**Work to complete**
Everything in the data should be repeated exactly, save for the images.

**Given material**
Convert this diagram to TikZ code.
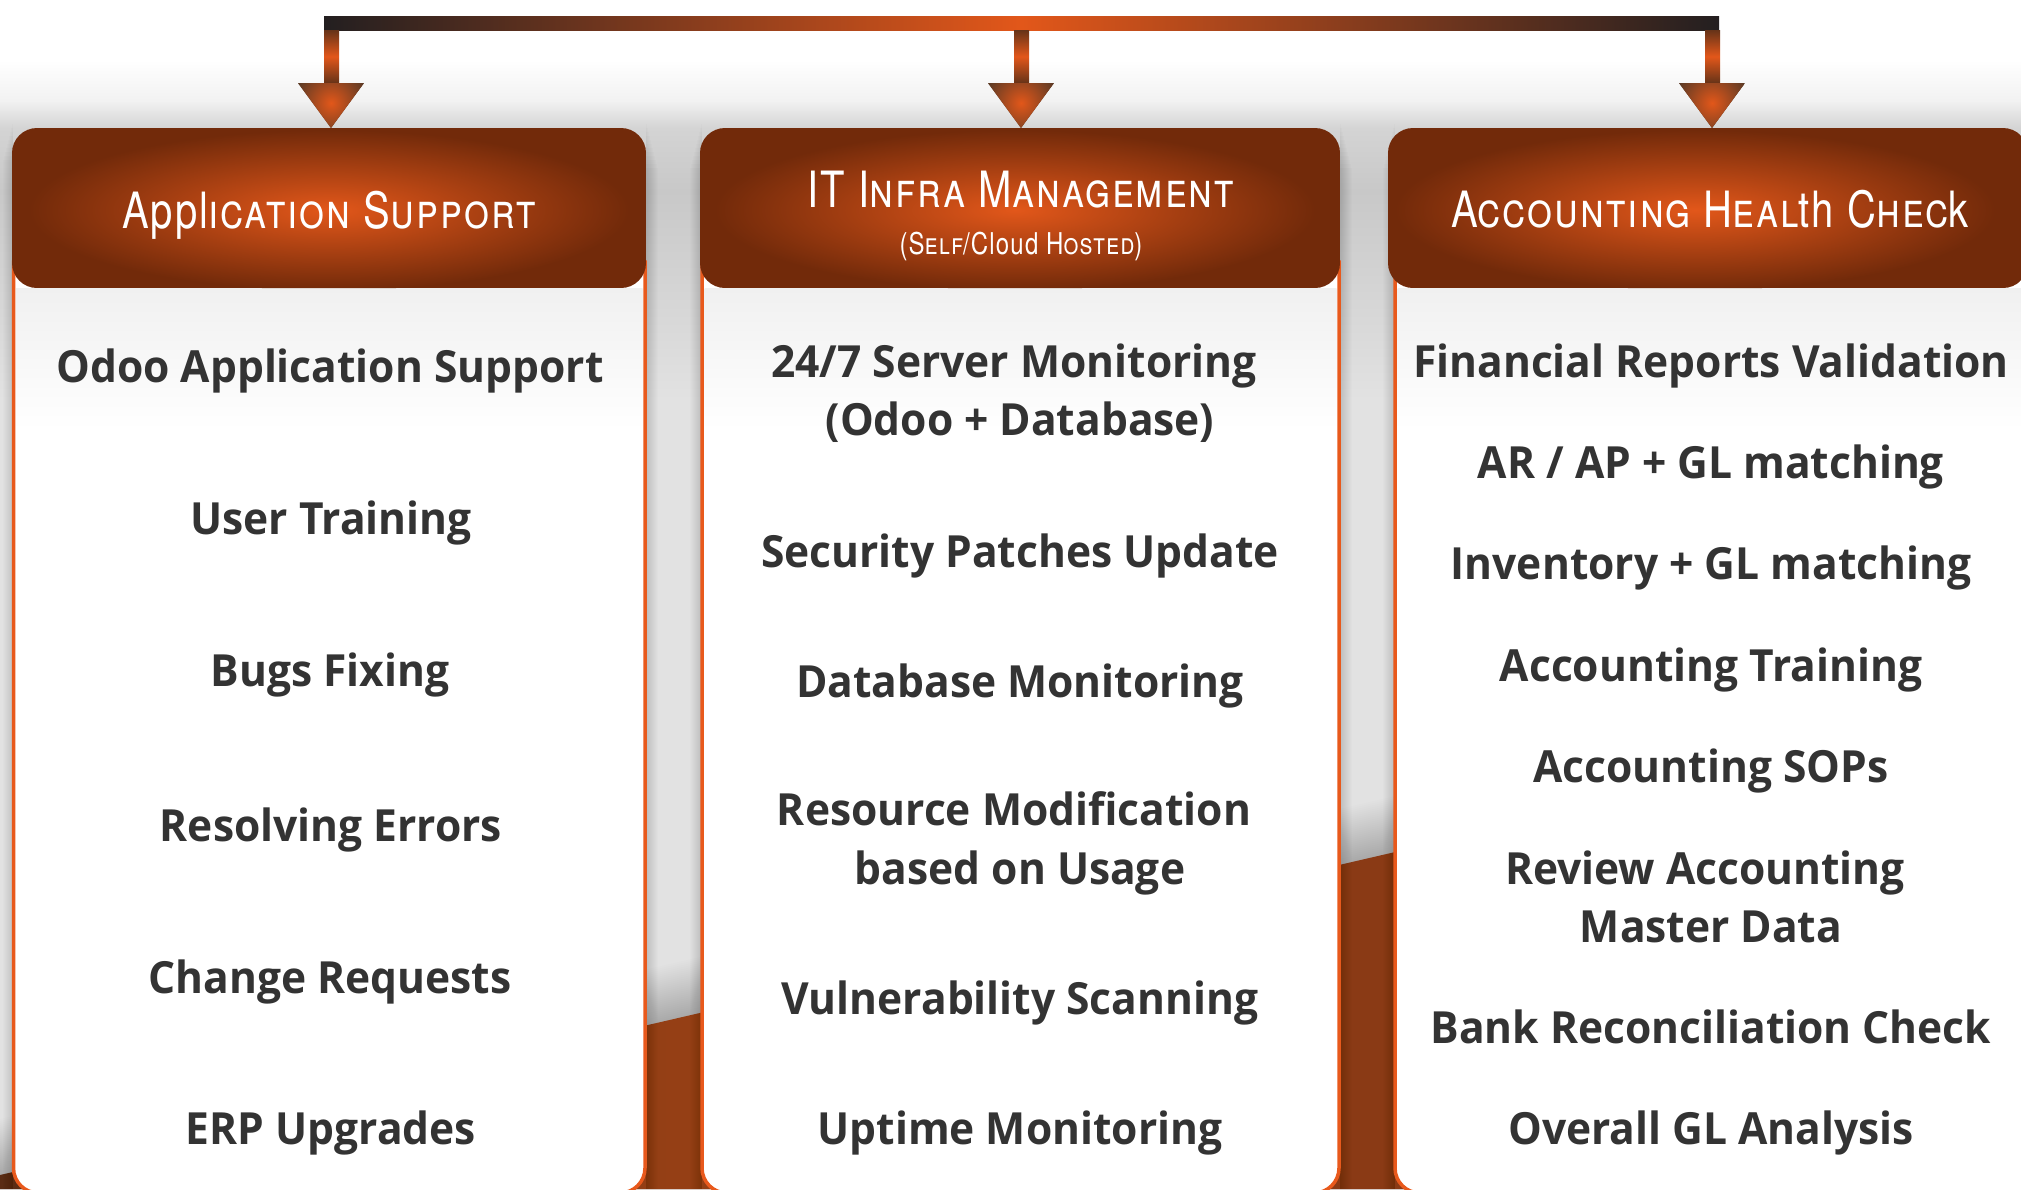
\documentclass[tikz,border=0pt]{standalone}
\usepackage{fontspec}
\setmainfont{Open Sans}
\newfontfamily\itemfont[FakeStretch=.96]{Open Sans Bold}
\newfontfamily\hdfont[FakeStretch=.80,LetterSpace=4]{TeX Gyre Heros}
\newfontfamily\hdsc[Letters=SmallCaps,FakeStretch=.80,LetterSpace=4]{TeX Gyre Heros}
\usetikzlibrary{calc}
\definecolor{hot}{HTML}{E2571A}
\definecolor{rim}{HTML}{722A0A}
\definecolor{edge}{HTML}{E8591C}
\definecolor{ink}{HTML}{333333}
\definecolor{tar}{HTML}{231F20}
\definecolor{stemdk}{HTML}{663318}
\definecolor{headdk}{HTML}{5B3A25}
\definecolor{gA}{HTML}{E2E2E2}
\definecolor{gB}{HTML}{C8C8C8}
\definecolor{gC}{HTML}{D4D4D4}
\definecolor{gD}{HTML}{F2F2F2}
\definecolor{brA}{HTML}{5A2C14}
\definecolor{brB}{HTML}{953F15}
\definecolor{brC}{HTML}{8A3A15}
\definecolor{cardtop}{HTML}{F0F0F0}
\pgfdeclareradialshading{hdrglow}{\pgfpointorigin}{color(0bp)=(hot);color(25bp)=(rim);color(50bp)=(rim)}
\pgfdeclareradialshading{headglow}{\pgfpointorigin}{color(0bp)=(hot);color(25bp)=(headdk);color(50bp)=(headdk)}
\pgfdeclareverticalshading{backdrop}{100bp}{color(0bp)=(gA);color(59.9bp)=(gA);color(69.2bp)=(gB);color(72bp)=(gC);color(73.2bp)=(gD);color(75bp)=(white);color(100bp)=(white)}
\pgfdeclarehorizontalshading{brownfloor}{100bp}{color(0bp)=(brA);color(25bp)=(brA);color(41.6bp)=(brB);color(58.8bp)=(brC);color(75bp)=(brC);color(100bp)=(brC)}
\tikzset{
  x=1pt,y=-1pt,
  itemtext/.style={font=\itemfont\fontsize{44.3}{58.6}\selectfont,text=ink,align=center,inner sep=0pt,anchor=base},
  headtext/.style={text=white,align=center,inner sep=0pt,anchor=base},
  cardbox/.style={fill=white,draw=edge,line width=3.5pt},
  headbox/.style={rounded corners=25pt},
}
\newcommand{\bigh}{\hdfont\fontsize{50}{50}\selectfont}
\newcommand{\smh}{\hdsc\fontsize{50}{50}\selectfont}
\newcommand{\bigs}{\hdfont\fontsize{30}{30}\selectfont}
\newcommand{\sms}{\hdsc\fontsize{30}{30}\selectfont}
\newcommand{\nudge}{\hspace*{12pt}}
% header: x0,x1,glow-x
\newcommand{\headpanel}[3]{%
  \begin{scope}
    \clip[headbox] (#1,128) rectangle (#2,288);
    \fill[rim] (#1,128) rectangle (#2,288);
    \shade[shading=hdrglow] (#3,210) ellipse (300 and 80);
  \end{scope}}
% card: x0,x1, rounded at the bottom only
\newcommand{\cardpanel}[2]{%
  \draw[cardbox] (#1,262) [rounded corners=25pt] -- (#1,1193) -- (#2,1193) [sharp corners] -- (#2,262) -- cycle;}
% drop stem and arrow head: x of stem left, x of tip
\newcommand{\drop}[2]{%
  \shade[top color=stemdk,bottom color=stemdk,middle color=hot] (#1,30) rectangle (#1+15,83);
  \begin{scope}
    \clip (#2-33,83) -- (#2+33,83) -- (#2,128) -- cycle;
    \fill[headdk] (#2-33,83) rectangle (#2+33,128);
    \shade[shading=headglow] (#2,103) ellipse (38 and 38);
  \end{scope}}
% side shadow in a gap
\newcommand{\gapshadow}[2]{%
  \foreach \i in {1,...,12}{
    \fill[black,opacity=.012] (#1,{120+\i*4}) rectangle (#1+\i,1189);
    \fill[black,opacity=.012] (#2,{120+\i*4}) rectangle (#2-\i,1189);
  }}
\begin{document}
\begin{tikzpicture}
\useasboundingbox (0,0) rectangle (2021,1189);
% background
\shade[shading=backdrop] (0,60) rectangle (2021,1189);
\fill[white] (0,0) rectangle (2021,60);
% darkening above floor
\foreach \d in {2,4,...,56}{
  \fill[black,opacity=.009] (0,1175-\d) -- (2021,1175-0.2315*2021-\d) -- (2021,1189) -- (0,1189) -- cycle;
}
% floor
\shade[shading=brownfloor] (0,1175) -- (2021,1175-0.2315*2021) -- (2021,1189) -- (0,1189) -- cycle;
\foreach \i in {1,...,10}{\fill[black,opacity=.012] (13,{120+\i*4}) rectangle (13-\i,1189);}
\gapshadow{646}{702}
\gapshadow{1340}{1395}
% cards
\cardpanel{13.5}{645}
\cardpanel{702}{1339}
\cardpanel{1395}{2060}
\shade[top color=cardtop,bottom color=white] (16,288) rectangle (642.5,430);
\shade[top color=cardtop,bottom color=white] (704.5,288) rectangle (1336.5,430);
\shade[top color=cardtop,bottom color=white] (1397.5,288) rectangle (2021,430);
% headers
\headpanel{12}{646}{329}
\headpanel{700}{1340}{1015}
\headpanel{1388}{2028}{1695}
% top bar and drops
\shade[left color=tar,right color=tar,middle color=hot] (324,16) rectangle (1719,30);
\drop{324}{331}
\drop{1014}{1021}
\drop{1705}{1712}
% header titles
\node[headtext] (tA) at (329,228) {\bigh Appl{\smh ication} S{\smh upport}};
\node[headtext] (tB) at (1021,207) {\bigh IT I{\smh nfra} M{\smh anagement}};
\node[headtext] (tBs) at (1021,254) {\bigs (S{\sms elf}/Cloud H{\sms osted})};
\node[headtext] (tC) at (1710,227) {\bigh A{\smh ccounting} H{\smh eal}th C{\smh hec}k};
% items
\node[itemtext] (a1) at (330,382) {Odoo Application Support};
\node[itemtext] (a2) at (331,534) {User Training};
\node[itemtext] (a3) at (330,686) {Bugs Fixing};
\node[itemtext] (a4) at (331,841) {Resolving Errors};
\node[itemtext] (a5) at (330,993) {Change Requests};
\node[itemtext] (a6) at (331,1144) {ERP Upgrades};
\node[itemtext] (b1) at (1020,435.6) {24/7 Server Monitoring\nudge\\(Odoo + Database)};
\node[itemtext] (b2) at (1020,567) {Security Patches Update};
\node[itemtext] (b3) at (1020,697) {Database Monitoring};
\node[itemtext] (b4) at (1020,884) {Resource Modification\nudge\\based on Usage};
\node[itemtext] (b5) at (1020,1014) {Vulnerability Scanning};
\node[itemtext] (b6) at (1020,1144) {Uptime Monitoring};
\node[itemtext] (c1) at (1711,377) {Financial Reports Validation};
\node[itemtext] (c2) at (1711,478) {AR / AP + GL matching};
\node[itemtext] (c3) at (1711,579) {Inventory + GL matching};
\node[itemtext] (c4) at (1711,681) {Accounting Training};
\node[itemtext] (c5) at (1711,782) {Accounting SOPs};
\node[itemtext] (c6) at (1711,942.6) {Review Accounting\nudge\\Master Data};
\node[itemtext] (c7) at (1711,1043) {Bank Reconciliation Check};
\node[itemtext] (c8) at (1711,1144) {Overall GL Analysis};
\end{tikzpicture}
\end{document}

**Completed task**
Convert this diagram to TikZ code.
\documentclass[tikz,border=0pt]{standalone}
\usepackage{fontspec}
\setmainfont{Open Sans}
\newfontfamily\itemfont[FakeStretch=.96]{Open Sans Bold}
\newfontfamily\hdfont[FakeStretch=.80,LetterSpace=4]{TeX Gyre Heros}
\newfontfamily\hdsc[Letters=SmallCaps,FakeStretch=.80,LetterSpace=4]{TeX Gyre Heros}
\usetikzlibrary{calc}
\definecolor{hot}{HTML}{E2571A}
\definecolor{rim}{HTML}{722A0A}
\definecolor{edge}{HTML}{E8591C}
\definecolor{ink}{HTML}{333333}
\definecolor{tar}{HTML}{231F20}
\definecolor{stemdk}{HTML}{663318}
\definecolor{headdk}{HTML}{5B3A25}
\definecolor{gA}{HTML}{E2E2E2}
\definecolor{gB}{HTML}{C8C8C8}
\definecolor{gC}{HTML}{D4D4D4}
\definecolor{gD}{HTML}{F2F2F2}
\definecolor{brA}{HTML}{5A2C14}
\definecolor{brB}{HTML}{953F15}
\definecolor{brC}{HTML}{8A3A15}
\definecolor{cardtop}{HTML}{F0F0F0}
\pgfdeclareradialshading{hdrglow}{\pgfpointorigin}{color(0bp)=(hot);color(25bp)=(rim);color(50bp)=(rim)}
\pgfdeclareradialshading{headglow}{\pgfpointorigin}{color(0bp)=(hot);color(25bp)=(headdk);color(50bp)=(headdk)}
\pgfdeclareverticalshading{backdrop}{100bp}{color(0bp)=(gA);color(59.9bp)=(gA);color(69.2bp)=(gB);color(72bp)=(gC);color(73.2bp)=(gD);color(75bp)=(white);color(100bp)=(white)}
\pgfdeclarehorizontalshading{brownfloor}{100bp}{color(0bp)=(brA);color(25bp)=(brA);color(41.6bp)=(brB);color(58.8bp)=(brC);color(75bp)=(brC);color(100bp)=(brC)}
\tikzset{
  x=1pt,y=-1pt,
  itemtext/.style={font=\itemfont\fontsize{44.3}{58.6}\selectfont,text=ink,align=center,inner sep=0pt,anchor=base},
  headtext/.style={text=white,align=center,inner sep=0pt,anchor=base},
  cardbox/.style={fill=white,draw=edge,line width=3.5pt},
  headbox/.style={rounded corners=25pt},
}
\newcommand{\bigh}{\hdfont\fontsize{50}{50}\selectfont}
\newcommand{\smh}{\hdsc\fontsize{50}{50}\selectfont}
\newcommand{\bigs}{\hdfont\fontsize{30}{30}\selectfont}
\newcommand{\sms}{\hdsc\fontsize{30}{30}\selectfont}
\newcommand{\nudge}{\hspace*{12pt}}
% header: x0,x1,glow-x
\newcommand{\headpanel}[3]{%
  \begin{scope}
    \clip[headbox] (#1,128) rectangle (#2,288);
    \fill[rim] (#1,128) rectangle (#2,288);
    \shade[shading=hdrglow] (#3,210) ellipse (300 and 80);
  \end{scope}}
% card: x0,x1, rounded at the bottom only
\newcommand{\cardpanel}[2]{%
  \draw[cardbox] (#1,262) [rounded corners=25pt] -- (#1,1193) -- (#2,1193) [sharp corners] -- (#2,262) -- cycle;}
% drop stem and arrow head: x of stem left, x of tip
\newcommand{\drop}[2]{%
  \shade[top color=stemdk,bottom color=stemdk,middle color=hot] (#1,30) rectangle (#1+15,83);
  \begin{scope}
    \clip (#2-33,83) -- (#2+33,83) -- (#2,128) -- cycle;
    \fill[headdk] (#2-33,83) rectangle (#2+33,128);
    \shade[shading=headglow] (#2,103) ellipse (38 and 38);
  \end{scope}}
% side shadow in a gap
\newcommand{\gapshadow}[2]{%
  \foreach \i in {1,...,12}{
    \fill[black,opacity=.012] (#1,{120+\i*4}) rectangle (#1+\i,1189);
    \fill[black,opacity=.012] (#2,{120+\i*4}) rectangle (#2-\i,1189);
  }}
\begin{document}
\begin{tikzpicture}
\useasboundingbox (0,0) rectangle (2021,1189);
% background
\shade[shading=backdrop] (0,60) rectangle (2021,1189);
\fill[white] (0,0) rectangle (2021,60);
% darkening above floor
\foreach \d in {2,4,...,56}{
  \fill[black,opacity=.009] (0,1175-\d) -- (2021,1175-0.2315*2021-\d) -- (2021,1189) -- (0,1189) -- cycle;
}
% floor
\shade[shading=brownfloor] (0,1175) -- (2021,1175-0.2315*2021) -- (2021,1189) -- (0,1189) -- cycle;
\foreach \i in {1,...,10}{\fill[black,opacity=.012] (13,{120+\i*4}) rectangle (13-\i,1189);}
\gapshadow{646}{702}
\gapshadow{1340}{1395}
% cards
\cardpanel{13.5}{645}
\cardpanel{702}{1339}
\cardpanel{1395}{2060}
\shade[top color=cardtop,bottom color=white] (16,288) rectangle (642.5,430);
\shade[top color=cardtop,bottom color=white] (704.5,288) rectangle (1336.5,430);
\shade[top color=cardtop,bottom color=white] (1397.5,288) rectangle (2021,430);
% headers
\headpanel{12}{646}{329}
\headpanel{700}{1340}{1015}
\headpanel{1388}{2028}{1695}
% top bar and drops
\shade[left color=tar,right color=tar,middle color=hot] (324,16) rectangle (1719,30);
\drop{324}{331}
\drop{1014}{1021}
\drop{1705}{1712}
% header titles
\node[headtext] (tA) at (329,228) {\bigh Appl{\smh ication} S{\smh upport}};
\node[headtext] (tB) at (1021,207) {\bigh IT I{\smh nfra} M{\smh anagement}};
\node[headtext] (tBs) at (1021,254) {\bigs (S{\sms elf}/Cloud H{\sms osted})};
\node[headtext] (tC) at (1710,227) {\bigh A{\smh ccounting} H{\smh eal}th C{\smh hec}k};
% items
\node[itemtext] (a1) at (330,382) {Odoo Application Support};
\node[itemtext] (a2) at (331,534) {User Training};
\node[itemtext] (a3) at (330,686) {Bugs Fixing};
\node[itemtext] (a4) at (331,841) {Resolving Errors};
\node[itemtext] (a5) at (330,993) {Change Requests};
\node[itemtext] (a6) at (331,1144) {ERP Upgrades};
\node[itemtext] (b1) at (1020,435.6) {24/7 Server Monitoring\nudge\\(Odoo + Database)};
\node[itemtext] (b2) at (1020,567) {Security Patches Update};
\node[itemtext] (b3) at (1020,697) {Database Monitoring};
\node[itemtext] (b4) at (1020,884) {Resource Modification\nudge\\based on Usage};
\node[itemtext] (b5) at (1020,1014) {Vulnerability Scanning};
\node[itemtext] (b6) at (1020,1144) {Uptime Monitoring};
\node[itemtext] (c1) at (1711,377) {Financial Reports Validation};
\node[itemtext] (c2) at (1711,478) {AR / AP + GL matching};
\node[itemtext] (c3) at (1711,579) {Inventory + GL matching};
\node[itemtext] (c4) at (1711,681) {Accounting Training};
\node[itemtext] (c5) at (1711,782) {Accounting SOPs};
\node[itemtext] (c6) at (1711,942.6) {Review Accounting\nudge\\Master Data};
\node[itemtext] (c7) at (1711,1043) {Bank Reconciliation Check};
\node[itemtext] (c8) at (1711,1144) {Overall GL Analysis};
\end{tikzpicture}
\end{document}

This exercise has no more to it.